Add to these headline-grabbers the five species of gibbons and 11 species of monkeys and pro-simians, including lemurs and macaques, and it’s easy to see why Monkey World’s adoption programme is so popular with visitors keen to stay in touch long after their trip has ended.
As well as providing a home for refugees from abuse or neglect, Monkey World works with governments around the world to stop the illegal smuggling of primates from the wild.
Cerne Abbas Giant
Nothing if not noticeable, the Cerne Abbas Giant, or Rude Man of Cerne, has baffled scientists and archaeologists as much as he has amused locals and visitors for more than 250 years since the first known drawing of it appeared, appropriately enough, in the Gentleman’s Magazine.

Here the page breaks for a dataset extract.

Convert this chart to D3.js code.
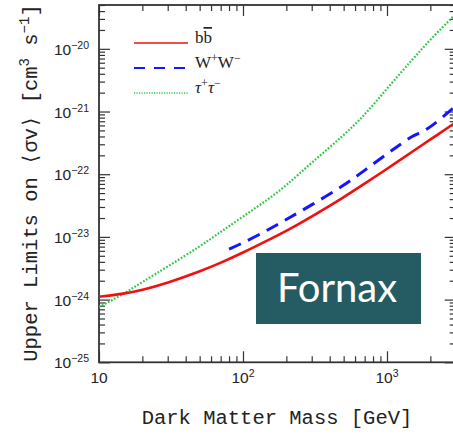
<!DOCTYPE html>
<html>
<head>
<meta charset="utf-8">
<script src="https://cdn.jsdelivr.net/npm/d3@7"></script>
<style>
  body { margin: 0; background: #fff; }
  svg { display: block; }
  .tick line { stroke: #333; stroke-width: 1.2; }
</style>
</head>
<body>
<svg id="chart" width="453" height="438"></svg>
<script>
// values (mass in GeV, <sigma v> in cm^3 s^-1)
const massBB = [10, 15, 20, 30, 50, 70, 100, 150, 200, 300, 500, 700, 1000, 1500, 2000, 3000];
const limitBB = [1.11e-24, 1.24e-24, 1.42e-24, 1.85e-24, 2.8e-24, 3.85e-24, 5.6e-24, 8.9e-24, 1.24e-23, 2.11e-23, 4.25e-23, 7.1e-23, 1.21e-22, 2.3e-22, 3.57e-22, 6.7e-22];

const massWW = [80, 100, 150, 200, 300, 500, 700, 1000, 1200, 1500, 1700, 2000, 3000];
const limitWW = [6.4e-24, 8.0e-24, 1.3e-23, 1.9e-23, 3.23e-23, 6.6e-23, 1.15e-22, 2.12e-22, 2.82e-22, 4.11e-22, 4.54e-22, 5.56e-22, 1.22e-21];

const massTT = [10, 15, 20, 30, 50, 70, 100, 150, 200, 300, 500, 700, 1000, 1500, 2000, 3000];
const limitTT = [7.6e-25, 1.25e-24, 1.91e-24, 3.37e-24, 7.0e-24, 1.2e-23, 2.11e-23, 4.0e-23, 6.6e-23, 1.54e-22, 4.14e-22, 8.8e-22, 2.33e-21, 6.75e-21, 1.41e-20, 3.59e-20];

const xDomain = [10, 3000];
const yDomain = [1e-25, 5e-20];
const xLabelExps = [1, 2, 3];
const yLabelExps = [-25, -24, -23, -22, -21, -20];

const seriesNames = ["b", "W+W-", "τ+τ-"];

const svg = d3.select("#chart");
const plotLeft = 99, plotRight = 455.7, plotTop = 5, plotBottom = 362.3;

const x = d3.scaleLog().domain(xDomain).range([plotLeft, plotRight]);
const y = d3.scaleLog().domain(yDomain).range([plotBottom, plotTop]);

// log ticks: majors at powers of ten, minors at 2..9
function logTicks(domain) {
    const major = [], minor = [];
    const lo = Math.floor(Math.log10(domain[0])), hi = Math.ceil(Math.log10(domain[1]));
    for (let e = lo; e <= hi; e++) {
        for (let k = 1; k <= 9; k++) {
            const v = k * Math.pow(10, e);
            if (v < domain[0] * 0.999 || v > domain[1] * 1.001) continue;
            (k === 1 ? major : minor).push(v);
        }
    }
    return { major, minor };
}
const xt = logTicks(xDomain), yt = logTicks(yDomain);

function addAxis(axis, tx, ty, values, size) {
    const g = svg.append("g")
        .attr("transform", `translate(${tx},${ty})`)
        .call(axis.tickValues(values).tickSize(-size).tickFormat(""));
    g.select(".domain").remove();
}
[[xt.minor, 6], [xt.major, 11]].forEach(([v, s]) => {
    addAxis(d3.axisBottom(x), 0, plotBottom, v, s);
    addAxis(d3.axisTop(x), 0, plotTop, v, s);
});
[[yt.minor, 6], [yt.major, 11]].forEach(([v, s]) => {
    addAxis(d3.axisLeft(y), plotLeft, 0, v, s);
    addAxis(d3.axisRight(y), plotRight, 0, v, s);
});

svg.append("rect")
    .attr("x", plotLeft).attr("y", plotTop)
    .attr("width", plotRight - plotLeft).attr("height", plotBottom - plotTop)
    .attr("fill", "none").attr("stroke", "#333").attr("stroke-width", 1.8);

// tick labels
const tickFont = "'Liberation Sans', Arial, sans-serif";
xLabelExps.forEach(e => {
    const t = svg.append("text")
        .attr("x", x(Math.pow(10, e))).attr("y", 383)
        .attr("text-anchor", "middle")
        .attr("font-family", tickFont).attr("font-size", 15.5).attr("fill", "#222");
    t.append("tspan").text("10");
    if (e > 1) t.append("tspan").attr("font-size", 10.5).attr("dy", -6).text(e);
});
yLabelExps.forEach(e => {
    const t = svg.append("text")
        .attr("x", 89).attr("y", y(Math.pow(10, e)) + 6)
        .attr("text-anchor", "end")
        .attr("font-family", tickFont).attr("font-size", 15.5).attr("fill", "#222");
    t.append("tspan").text("10");
    t.append("tspan").attr("font-size", 10.5).attr("dy", -6).text("−" + Math.abs(e));
});

// axis titles
const titleFont = "'Liberation Mono', 'DejaVu Sans Mono', monospace";
svg.append("text")
    .attr("x", 277).attr("y", 424)
    .attr("text-anchor", "middle")
    .attr("font-family", titleFont).attr("font-size", 20.5).attr("fill", "#222")
    .text("Dark Matter Mass [GeV]");

const yTitle = svg.append("text")
    .attr("transform", "translate(37,183) rotate(-90)")
    .attr("text-anchor", "middle")
    .attr("font-family", titleFont).attr("font-size", 20.5).attr("fill", "#222");
yTitle.append("tspan").text("Upper Limits on ⟨σv⟩ [cm");
yTitle.append("tspan").attr("font-size", 14).attr("dy", -8).text("3");
yTitle.append("tspan").attr("dy", 8).text(" s");
yTitle.append("tspan").attr("font-size", 14).attr("dy", -8).text("−1");
yTitle.append("tspan").attr("dy", 8).text("]");

// curves
svg.append("clipPath").attr("id", "plot-clip")
    .append("rect").attr("x", plotLeft).attr("y", plotTop)
    .attr("width", plotRight - plotLeft).attr("height", plotBottom - plotTop);

const line = d3.line()
    .x(d => x(d[0]))
    .y(d => y(d[1]))
    .curve(d3.curveBasis);

const curves = svg.append("g").attr("clip-path", "url(#plot-clip)");
curves.append("path")
    .attr("d", line(d3.zip(massTT, limitTT)))
    .attr("fill", "none").attr("stroke", "#33c84a").attr("stroke-width", 2.2)
    .attr("stroke-dasharray", "1.8,1.6");
curves.append("path")
    .attr("d", line(d3.zip(massWW, limitWW)))
    .attr("fill", "none").attr("stroke", "#1515ff").attr("stroke-width", 3)
    .attr("stroke-dasharray", "13,8");
curves.append("path")
    .attr("d", line(d3.zip(massBB, limitBB)))
    .attr("fill", "none").attr("stroke", "#f01010").attr("stroke-width", 2.6);

// legend
const legend = svg.append("g");
const legendStyles = [
    { color: "#f01010", dash: null, w: 1.6 },
    { color: "#1515ff", dash: "11,9", w: 2 },
    { color: "#33c84a", dash: "1.2,1.3", w: 1.4 }
];
seriesNames.forEach((name, i) => {
    const ly = 43 + i * 25;
    const st = legendStyles[i];
    legend.append("line")
        .attr("x1", 134).attr("x2", 188).attr("y1", ly).attr("y2", ly)
        .attr("stroke", st.color).attr("stroke-width", st.w)
        .attr("stroke-dasharray", st.dash);
    const t = legend.append("text")
        .attr("x", 195).attr("y", ly)
        .attr("font-family", "'Liberation Serif', 'DejaVu Serif', serif")
        .attr("font-size", 17).attr("fill", "#222");
    if (i === 0) {
        t.append("tspan").text("b");
        t.append("tspan").attr("text-decoration", "overline").text("b");
    } else {
        const sym = name[0];
        t.append("tspan").attr("font-style", i === 2 ? "italic" : null).text(sym);
        t.append("tspan").attr("font-size", 12).attr("dy", -6).text("+");
        t.append("tspan").attr("dy", 6).attr("font-style", i === 2 ? "italic" : null).text(sym);
        t.append("tspan").attr("font-size", 12).attr("dy", -6).text("−");
    }
});

// Fornax label box
svg.append("rect")
    .attr("x", 256).attr("y", 253).attr("width", 165).attr("height", 71)
    .attr("fill", "#255c63");
svg.append("text")
    .attr("x", 337).attr("y", 302)
    .attr("text-anchor", "middle")
    .attr("font-family", "Lato, 'Open Sans', sans-serif")
    .attr("font-size", 40).attr("fill", "#fff")
    .text("Fornax");
</script>
</body>
</html>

He is routinely attributed a great age and some think he may be a depiction of Hercules that dates back as far as Roman times; while others believe him to be a Celtic deity. In 1996 it was found that the Giant had originally held a cloak over his left arm, adding weight to the theory of Hercules as he was often shown holding a lion skin.
According to local lore he may also have been a Danish giant beheaded on the hillside while he slept, but perhaps predictably most folk tales relate to the fertility-granting properties of his most prominent bodily feature.
However, as there is no recorded mention of the Giant before the 17th century, most contemporary theories point to it having appeared around that time, possibly as a satirical representation of Oliver Cromwell who was sometimes lambasted as England’s Hercules by his enemies and visited Cerne in person in 1645 to ensure its loyalty to his cause.
Whatever his purpose he does a fine job of attracting people to the undoubted charms of Cerne Abbas, once voted Britain’s Most Desirable Village, with its abbey ruins, the mysterious St Augustine’s Well, the timber-framed Tudor Pitchmarket buildings, Market Square and excellent locally-brewed beer.
A victim of Dr Beeching’s notorious axe, when the passenger service from Swanage to Wareham closed in January 1972 it took barely four months for a group – the Swanage Railway Society – to be formed with the express intention of reopening it.
Such was its energy and commitment that within just seven years it had a section of track up and running as a heritage railway in Swanage with the first steam engine returning in 1980. Two years later the carefully restored Swanage station reopened and the project has taken giant strides ever since, gradually relaying track until it reconnected with the sidings at Furzebrook that had remained open to freight.
In 2009 the Purbeck Pioneer became the first passenger train from London to Swanage and back again since 1972, much to the pride and joy of the largely volunteer-run Swanage Railway. It’s an incredible story that cannot fail to fire the imagination.
Today, although there is no regular timetabled service between Swanage and Wareham, Swanage Railway runs as an intensive year-round service to Norden that includes many special events, from experience days and transport rallies to themed music, food and seasonal trains.
Project Wareham is the culmination of Swanage Railway’s efforts to permanently reinstate the Purbeck Line by working with Network Rail to deliver the infrastructure necessary to enable regular trains to run to Wareham. At the time of going to press it was hoped trains would begin running later this year.